2.1 The Mifflin-St Jeor Equation (Most Accurate Mainstream Formula)
BMR = (10 × weight kg) + (6.25 × height cm) − (5 × age) + 5
Women
BMR = (10 × weight kg) + (6.25 × height cm) − (5 × age) − 161
Example: 30-year-old male, height 175 cm, weight 75 kg:
BMR = (10 × 75) + (6.25 × 175) − (5 × 30) + 5
= 750 + 1093.75 − 150 + 5
= 1698.75 kcal/day
2.2 Factors That Affect BMR
- Muscle mass: Muscle burns more calories than fat at rest — more muscle means a higher BMR
- Age: BMR decreases roughly 1–2% per decade, one reason weight management becomes harder with age
- Sex: Men average a higher BMR than women, primarily due to greater muscle mass
- Thyroid function: Thyroid disorders directly affect metabolic rate
- Genetics: Even with similar body types, individuals can differ in BMR by 5–10%
3. TDEE: Total Daily Energy Expenditure
TDEE is the total calories you burn in a day — covering basal metabolism, daily movement, exercise, and the thermic effect of food (calories burned digesting meals).
3.1 How to Calculate: BMR × Activity Multiplier
| Activity Level | Description | Multiplier |
|---|---|---|
| Sedentary | Little or no exercise, desk job | × 1.2 |
| Lightly active | Light exercise 1–3 days/week | × 1.375 |
| Moderately active | Moderate exercise 3–5 days/week | × 1.55 |
| Very active | Hard exercise 6–7 days/week | × 1.725 |
| Extra active | Daily intense training or physical job | × 1.9 |
Continuing our example (BMR = 1699 kcal) at moderate activity:
TDEE = 1699 × 1.55 ≈ 2633 kcal/day
This is the number of calories needed each day to maintain your current weight.
4. How to Apply All Three Together
4.1 Fat Loss
The goal is to create a caloric deficit: consume fewer calories per day than your TDEE.
- Moderate deficit: TDEE − 300–500 kcal (roughly 0.3–0.5 kg/week loss)
- Aggressive deficit: TDEE − 500–750 kcal (roughly 0.5–0.75 kg/week loss)

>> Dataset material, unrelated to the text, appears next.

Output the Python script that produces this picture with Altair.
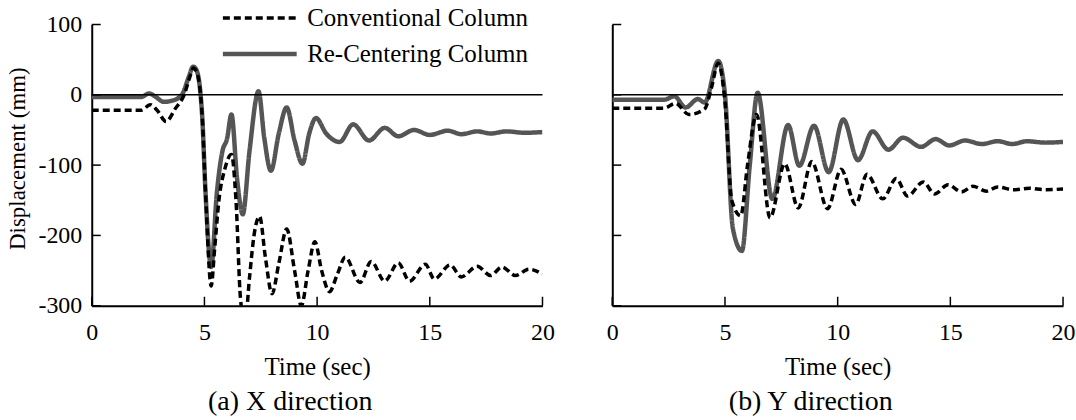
import altair as alt
import pandas as pd

FONT = "Liberation Serif, Times New Roman, serif"
CONV = "Conventional Column"
RC = "Re-Centering Column"

# ---- (a) X direction ----
ax_rc_t = [0, 2.2, 2.55, 2.8, 3.2, 3.6, 4.0, 4.3, 4.5, 4.65, 4.9, 5.05, 5.3, 5.55, 5.8, 6.0, 6.2, 6.45, 6.7,
           7.0, 7.4, 7.65, 7.95, 8.3, 8.65, 9.0, 9.35, 9.65, 9.95, 10.4, 11.0, 11.6, 12.3, 13.0, 13.6,
           14.3, 15.0, 15.8, 16.4, 17.1, 17.7, 18.4, 19.2, 20]
ax_rc_v = [-3, -3, 2, -2, -10, -8, 0, 25, 40, 35, -30, -140, -245, -140, -80, -63, -28, -120, -170,
           -80, 5, -60, -108, -55, -18, -65, -98, -55, -33, -55, -67, -42, -65, -47, -59,
           -50, -57, -51, -56, -52, -55, -52, -54, -53]

ax_cc_t = [0, 2.2, 2.6, 2.9, 3.3, 3.7, 4.1, 4.4, 4.5, 4.65, 4.9, 5.05, 5.3, 5.45, 5.65, 5.9, 6.2, 6.4,
           6.6, 6.8, 7.0, 7.2, 7.45, 7.7, 8.0, 8.3, 8.65, 9.0, 9.3, 9.6, 9.9, 10.2, 10.55, 10.9, 11.25,
           11.9, 12.4, 13.0, 13.6, 14.1, 14.8, 15.2, 15.9, 16.4, 17.1, 17.7, 18.2, 18.8, 19.4, 20]
ax_cc_v = [-22, -22, -14, -22, -38, -20, 0, 30, 38, 33, -30, -140, -272, -220, -148, -106, -85, -150,
           -290, -325, -260, -200, -173, -230, -283, -240, -191, -250, -300, -250, -209, -250, -280, -255, -231,
           -267, -237, -265, -239, -265, -241, -262, -242, -259, -244, -257, -245, -257, -248, -255]

# ---- (b) Y direction ----
by_rc_t = [0, 2.3, 2.75, 3.25, 3.8, 4.1, 4.7, 5.0, 5.35, 5.75, 6.1, 6.45, 7.1, 7.8, 8.3, 8.95, 9.6,
           10.25, 10.9, 11.55, 12.25, 12.9, 13.7, 14.35, 14.95, 15.65, 16.4, 17.1, 17.75, 18.4, 19.2, 20]
by_rc_v = [-7, -7, -2, -18, -6, -11, 48, 0, -190, -222, -100, 3, -148, -43, -101, -44, -110,
           -35, -93, -52, -78, -61, -74, -63, -72, -65, -70, -66, -70, -66, -68, -67]

by_cc_t = [0, 2.3, 2.8, 3.4, 4.1, 4.4, 4.7, 5.0, 5.3, 5.7, 6.0, 6.4, 7.0, 7.65, 8.25, 8.85, 9.55,
           10.15, 10.8, 11.3, 12.0, 12.6, 13.1, 13.8, 14.3, 14.9, 15.5, 16.0, 16.6, 17.1, 17.8, 18.5, 19.2, 20]
by_cc_v = [-19, -19, -12, -28, -20, 10, 45, -10, -150, -172, -100, -28, -175, -98, -161, -95, -162,
           -106, -156, -113, -148, -119, -144, -124, -141, -128, -138, -130, -137, -131, -135, -133, -135, -134]

x_ticks = [0, 5, 10, 15, 20]
y_ticks = [100, 0, -100, -200, -300]
zero_line = [0]

W, H = 452, 282


def frame(t_rc, v_rc, t_cc, v_cc):
    rows = [{"t": t, "v": v, "series": RC} for t, v in zip(t_rc, v_rc)]
    rows += [{"t": t, "v": v, "series": CONV} for t, v in zip(t_cc, v_cc)]
    return pd.DataFrame(rows)


def panel(df, title, left):
    xscale = alt.Scale(domain=[0, 20], nice=False, zero=False)
    yscale = alt.Scale(domain=[-300, 100], nice=False, zero=False)
    xaxis = alt.Axis(values=x_ticks, title="Time (sec)")
    if left:
        yaxis = alt.Axis(values=y_ticks, title="Displacement (mm)", titleY=134,
                         labelExpr="replace(datum.label, '\u2212', '-')")
        legend = alt.Legend(orient="none", legendX=156, legendY=-19, title=None,
                            symbolType="M-7.4,0H7.4", symbolSize=100, symbolStrokeWidth=2.5,
                            labelFont=FONT, labelFontSize=25, labelColor="black", labelOffset=35,
                            labelLimit=0, rowPadding=10, padding=0)
    else:
        yaxis = alt.Axis(values=y_ticks, labels=False, title=None)
        legend = None

    dom = [CONV, RC]
    lines = alt.Chart(df).mark_line(interpolate="monotone", clip=True).encode(
        x=alt.X("t:Q", scale=xscale, axis=xaxis),
        y=alt.Y("v:Q", scale=yscale, axis=yaxis),
        color=alt.Color("series:N", scale=alt.Scale(domain=dom, range=["black", "#555555"]), legend=legend),
        strokeDash=alt.StrokeDash("series:N", scale=alt.Scale(domain=dom, range=[[7, 4], [1, 0]]), legend=legend),
        strokeWidth=alt.StrokeWidth("series:N", scale=alt.Scale(domain=dom, range=[3.5, 4.5]), legend=None),
        order=alt.Order("series:N", sort="ascending"),
    )
    zero = alt.Chart(pd.DataFrame({"v": zero_line})).mark_rule(color="black", strokeWidth=1.5).encode(
        y=alt.Y("v:Q", scale=yscale, axis=yaxis))
    yt = alt.Chart(pd.DataFrame({"v": y_ticks})).mark_rule(color="black", strokeWidth=1.5).encode(
        y=alt.Y("v:Q", scale=yscale, axis=yaxis), x=alt.value(0), x2=alt.value(9))
    xt = alt.Chart(pd.DataFrame({"t": x_ticks})).mark_rule(color="black", strokeWidth=1.5).encode(
        x=alt.X("t:Q", scale=xscale, axis=xaxis), y=alt.value(H), y2=alt.value(H - 9))

    return alt.layer(lines, zero, yt, xt).properties(
        width=W, height=H,
        title=alt.TitleParams(title, orient="bottom", anchor="middle", frame="group", font=FONT,
                              fontSize=28, fontWeight="normal", color="black", dx=-27, offset=9),
    )


left = panel(frame(ax_rc_t, ax_rc_v, ax_cc_t, ax_cc_v), "(a) X direction", True)
right = panel(frame(by_rc_t, by_rc_v, by_cc_t, by_cc_v), "(b) Y direction", False)

chart = alt.hconcat(left, right, spacing=52).resolve_scale(
    color="independent", strokeDash="independent", strokeWidth="independent"
).resolve_legend(color="independent", strokeDash="independent").properties(
    padding={"left": 7, "top": 5, "right": 1, "bottom": 0}, background="white"
).configure_view(stroke=None).configure_axis(
    ticks=False, tickSize=0, grid=False, domainColor="black", domainWidth=2,
    labelFont=FONT, labelFontSize=24, labelColor="black", labelFlush=False,
    titleFont=FONT, titleFontWeight="normal", titleColor="black",
).configure_axisX(
    labelPadding=15, titleFontSize=25, titlePadding=10,
).configure_axisY(
    labelPadding=10, titleFontSize=23, titlePadding=8,
)

chart.save("out.html", embed_options={"renderer": "svg", "actions": False})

- Sustained deficits above 1000 kcal/day are not recommended due to muscle loss and metabolic adaptation
Never eat fewer calories than your BMR — that's the minimum your body needs just to stay alive. Sustained intake below BMR triggers a "starvation response" that lowers BMR further and accelerates muscle breakdown.
4.2 Muscle Gain
The goal is to create a caloric surplus: consume slightly more calories per day than your TDEE.
- Lean bulk: TDEE + 200–300 kcal (slow muscle gain, minimal fat gain)
- Traditional bulk: TDEE + 300–500 kcal (faster muscle gain, but more fat gain too)
4.3 Weight Maintenance
Daily intake ≈ TDEE. Keep in mind that as your weight and activity level change, your TDEE changes too — recalculate periodically.
5. Common Misconceptions
5.1 "Eating less always leads to weight loss"
Long-term intake well below BMR causes the body to downregulate metabolism (reducing BMR) and break down muscle for energy. The end result: a lower baseline metabolism, and faster weight regain when normal eating resumes.
5.2 "Exercise burns a lot of calories"
A 30-minute run typically burns 200–400 kcal — about one bowl of rice or one sugary drink. Exercise absolutely matters for health, but "out-running a bad diet" is surprisingly difficult. Calorie management through food tends to be more efficient than burning it off through exercise.
5.3 "My calculated TDEE is a fixed number"
TDEE formulas produce estimates, and individual variation can be as much as ±15–20%. The most reliable approach is to treat the formula output as a starting point, track actual weight changes over 2–3 weeks, then adjust intake based on observed trends.
6. Summary
Each metric has its own role:
- BMI: Quick body-size screening. Useful at the population level; pair with other metrics for individual assessment
- BMR: Your metabolic floor. Defines the safe lower limit for calorie restriction
- TDEE: Your actual daily burn. The central number for building any diet plan
The underlying logic of health management is simple: know your TDEE → set a caloric surplus or deficit based on your goal → track and adjust consistently. Numbers are a starting point, not the destination — real progress comes from sustained, consistent action over time.